The case was pretty academic, given that she gave birth to the child she was pregnant with during the three years of trials before it got to the Supreme Court. The child was adopted. Famously, in the 1990’s the poster woman for abortion did an about turn – she became a worker with Operation Rescue, to campaign for the repeal of the law which had been brought about by the Supreme Court judgment in her name.
I met Norma McCorvey in 2010 when she came to Westminster to talk about her experiences at the invitation of David Alton. She was rather a quiet woman, unprepossessing, given her importance in the great scheme of things. But she was gently insistent on one thing, which is that she felt ‘manipulated and used’ by groups campaigning for abortion. She said, quite emphatically that ‘supporting abortion was the biggest mistake of my life’. I was struck at the time by her insistence on the importance of her faith – she had become a Catholic in the 1990’s and she was clear that her faith mattered to her.
I suggested to her that it wasn’t entirely helpful for the abortion question to be linked with religion, given it was a straightforward moral problem which people without religion could identify with, but she was unimpressed by the observation. For her, in her life, faith had been, was, important, and she wasn’t going to say otherwise. As she had been so de-personalised in the course of her rackety life, it was rather impressive that she wasn’t going to say anything she didn’t feel. She was so reserved, it was curious to think of her symbolic importance, first as the name attached to the judgement; then as the woman who changed her mind. She launched her campaign in the Commons under the motto: ‘Roe no More’. She had taken back her name; it had been taken from her by women acting on behalf of women.

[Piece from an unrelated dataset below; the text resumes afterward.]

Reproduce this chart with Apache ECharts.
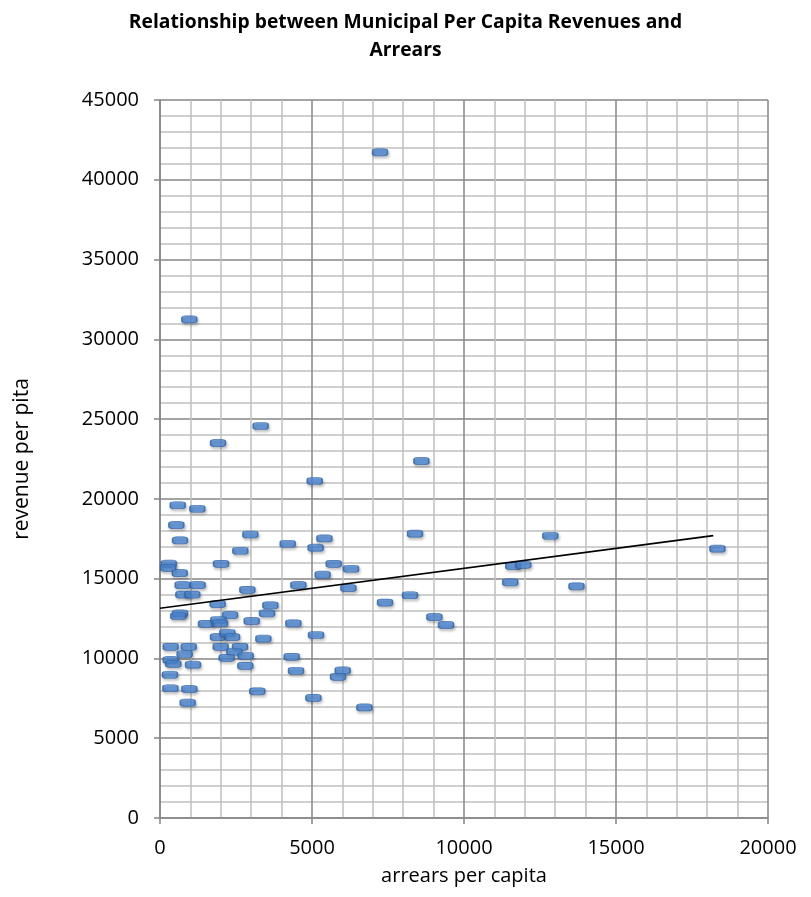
<!DOCTYPE html>
<html>
<head>
<meta charset="utf-8">
<script src="https://cdn.jsdelivr.net/npm/echarts@6/dist/echarts.min.js"></script>
<style>
  html, body { margin: 0; padding: 0; background: #fff; }
  #chart { width: 811px; height: 897px; }
</style>
</head>
<body>
<div id="chart"></div>
<script>
const titleText = 'Relationship between Municipal Per Capita Revenues and\nArrears';
const xAxisName = 'arrears per capita';
const yAxisName = 'revenue per pita';

const arrearsPerCapita = [
  582, 1228, 537, 658, 2972, 2642, 4200, 5120, 5407, 2007,
  290, 270, 650, 5714, 5350, 6284, 745, 1238, 768, 1063,
  2873, 4550, 6196, 1897, 658, 600, 2303, 3630, 3520, 1513,
  1919, 1974, 3017, 4386, 1908, 2215, 2369, 3400, 5132, 351,
  944, 812, 1996, 2632, 2445, 2818, 2193, 351, 438, 1085,
  2807, 4332, 4474, 6010, 5856, 329, 340, 964, 3200, 5044,
  911, 6722, 7402, 8224, 9024, 9408, 8598, 8388, 12840, 18336,
  11620, 11950, 11520, 13700, 3310, 1908, 5090, 964, 7237
];
const revenuePerCapita = [
  19600, 19380, 18360, 17400, 17770, 16750, 17190, 16940, 17520, 15930,
  15940, 15680, 15350, 15930, 15250, 15620, 14600, 14600, 14000, 14000,
  14300, 14600, 14410, 13410, 12820, 12660, 12720, 13330, 12830, 12170,
  12410, 12200, 12350, 12200, 11340, 11610, 11340, 11240, 11470, 10730,
  10730, 10280, 10730, 10730, 10420, 10170, 10040, 9900, 9660, 9610,
  9540, 10100, 9230, 9250, 8850, 8980, 8130, 8080, 7940, 7530,
  7230, 6930, 13500, 13960, 12600, 12100, 22380, 17820, 17690, 16880,
  15790, 15870, 14770, 14520, 24570, 23500, 21120, 31250, 41720
];
// linear trendline endpoints
const trendX = [0, 18200];
const trendY = [13150, 17700];

const xTicks = { min: 0, max: 20000, interval: 5000 };
const yTicks = { min: 0, max: 45000, interval: 5000 };

const points = arrearsPerCapita.map((x, i) => [x, revenuePerCapita[i]]);
const trend = trendX.map((x, i) => [x, trendY[i]]);

const font = '"Open Sans", "DejaVu Sans", sans-serif';
const majorColor = '#868686';
const minorColor = '#C0C0C0';

const chart = echarts.init(document.getElementById('chart'), null, { renderer: 'canvas' });
chart.setOption({
  animation: false,
  backgroundColor: '#ffffff',
  title: {
    text: titleText,
    left: 'center',
    top: 4,
    textStyle: { fontFamily: font, fontWeight: 'bold', fontSize: 19.3, color: '#000', lineHeight: 28 }
  },
  grid: { left: 160, right: 43, top: 100, bottom: 79, containLabel: false },
  xAxis: {
    type: 'value',
    min: xTicks.min, max: xTicks.max, interval: xTicks.interval,
    name: xAxisName,
    nameLocation: 'middle',
    nameGap: 48,
    nameMoveOverlap: false,
    nameTextStyle: { fontFamily: font, fontSize: 20, color: '#000' },
    axisLine: { show: true, onZero: false, lineStyle: { color: majorColor, width: 1.5 } },
    axisTick: { show: true, inside: false, length: 6, lineStyle: { color: majorColor, width: 1.5 } },
    axisLabel: { fontFamily: font, fontSize: 20, color: '#000', margin: 20, formatter: v => String(v) },
    splitLine: { show: true, lineStyle: { color: majorColor, width: 1.5 } },
    minorTick: { show: false, splitNumber: 5 },
    minorSplitLine: { show: true, lineStyle: { color: minorColor, width: 1.5 } }
  },
  yAxis: {
    type: 'value',
    min: yTicks.min, max: yTicks.max, interval: yTicks.interval,
    name: yAxisName,
    nameLocation: 'middle',
    nameGap: 127,
    nameRotate: 90,
    nameMoveOverlap: false,
    nameTextStyle: { fontFamily: font, fontSize: 21, color: '#000' },
    axisLine: { show: true, onZero: false, lineStyle: { color: majorColor, width: 1.5 } },
    axisTick: { show: true, inside: false, length: 6, lineStyle: { color: majorColor, width: 1.5 } },
    axisLabel: { fontFamily: font, fontSize: 20, color: '#000', margin: 21, formatter: v => String(v) },
    splitLine: { show: true, lineStyle: { color: majorColor, width: 1.5 } },
    minorTick: { show: false, splitNumber: 5 },
    minorSplitLine: { show: true, lineStyle: { color: minorColor, width: 1.5 } }
  },
  series: [
    {
      type: 'scatter',
      data: points,
      symbol: 'roundRect',
      symbolSize: [15, 7],
      itemStyle: {
        color: '#4C88D4',
        borderColor: '#2F62A8',
        borderWidth: 1,
        shadowBlur: 3,
        shadowColor: 'rgba(0,0,0,0.3)',
        shadowOffsetY: 2,
        shadowOffsetX: 1
      },
      z: 3
    },
    {
      type: 'line',
      data: trend,
      showSymbol: false,
      symbol: 'none',
      lineStyle: { color: '#000', width: 1.6 },
      z: 4
    }
  ]
});
</script>
</body>
</html>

What happened to her is a disreputable episode in the history of feminism: she was used by the women campaigners for abortion. She was an instrument; used instrumentally by other women in the way women often are by men. Even her name wasn’t her own. It took courage for her to come to the realisation of what abortion does, is, and for her then publicly to reject the cause. She gained dignity and self-worth, though, in doing it: that much was apparent during her Commons meeting. In an interesting way, by rejecting the fundamental feminist cause – the thing that pretty well defines it in the US – she gained independence and autonomy. Which is what feminism is meant to do.